= Cincinnati Buckeyes (19th-century team) =

Amateur baseball team in Cincinnati, Ohio

The Cincinnati Buckeyes was the name of two amateur baseball teams in Cincinnati, Ohio. The first, formed in 1859, disbanded during the Civil War.

Another team, the Buckeyes Base Ball Club of Cincinnati, formed in 1865. In the late 1860s, the Buckeyes were a skilled baseball team and were starting to make themselves known nationally. In 1868, they had won 21 games and lost only 5. However, when another local team, the Cincinnati Red Stockings, decided to field an all-professional team in 1869, it spelled the end for the amateur Buckeyes. In fact, Buckeye stars Charlie Gould, Charlie Sweasy, Andy Leonard and Dick Hurley left the team to join the Red Stockings. The Buckeyes considered going professional themselves, but did not have the resources to do so. After some humiliating defeats against the rival Red Stockings in 1869, the club folded in 1870.

Star pitcher Cherokee Fisher played for the Buckeyes in 1868.

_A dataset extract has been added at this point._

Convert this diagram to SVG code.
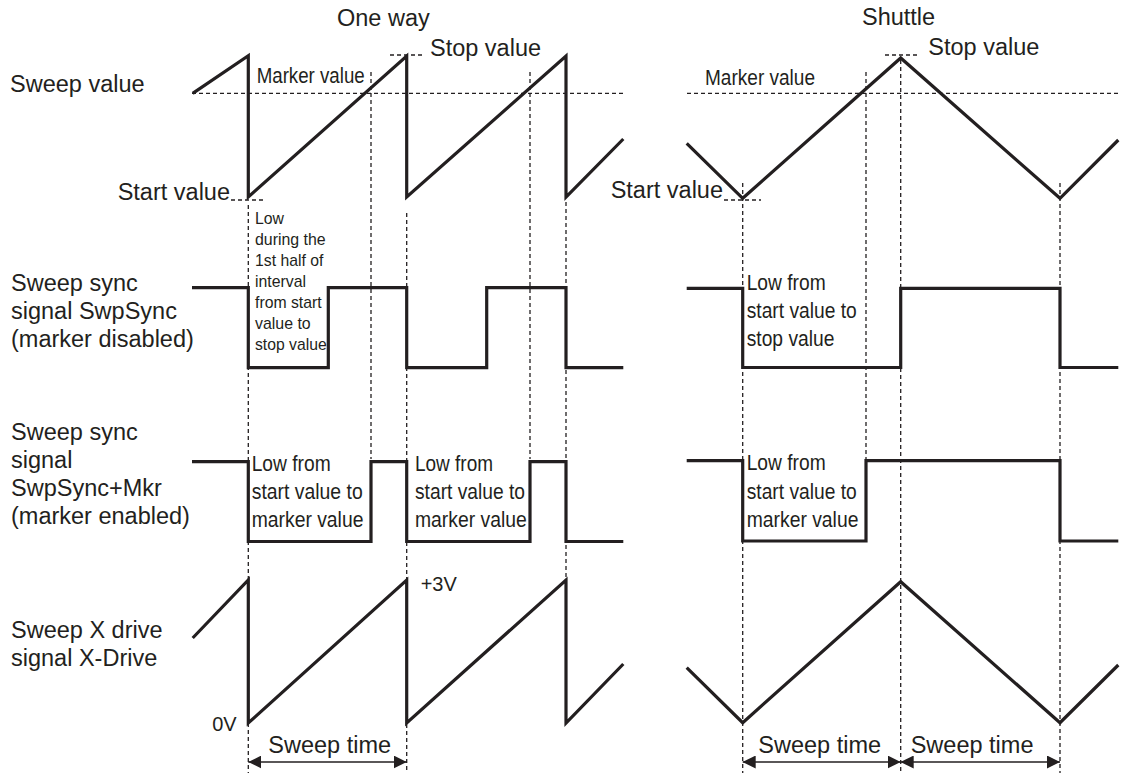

In 1869, the Buckeyes played on "Iron Slag" grounds, near today's Union Terminal.

== Modern team ==
In 2001, the Cincinnati Vintage Base Ball Club formed a vintage base ball team called the Cincinnati Buckeyes, named and styled after the former Buckeyes Base Ball Club of Cincinnati. The team plays baseball as it was played in 1869, using the rules, customs and equipment of the time. The Cincinnati Buckeyes serve as a modern-day rival to the club's other team, the Cincinnati Red Stockings. However, they also travel around the Midwest to play other vintage base ball teams. They play their home games at Heritage Village in Sharon Woods Park, Sharonville, Ohio (north of Cincinnati). The team is a member of the Vintage Base Ball Association.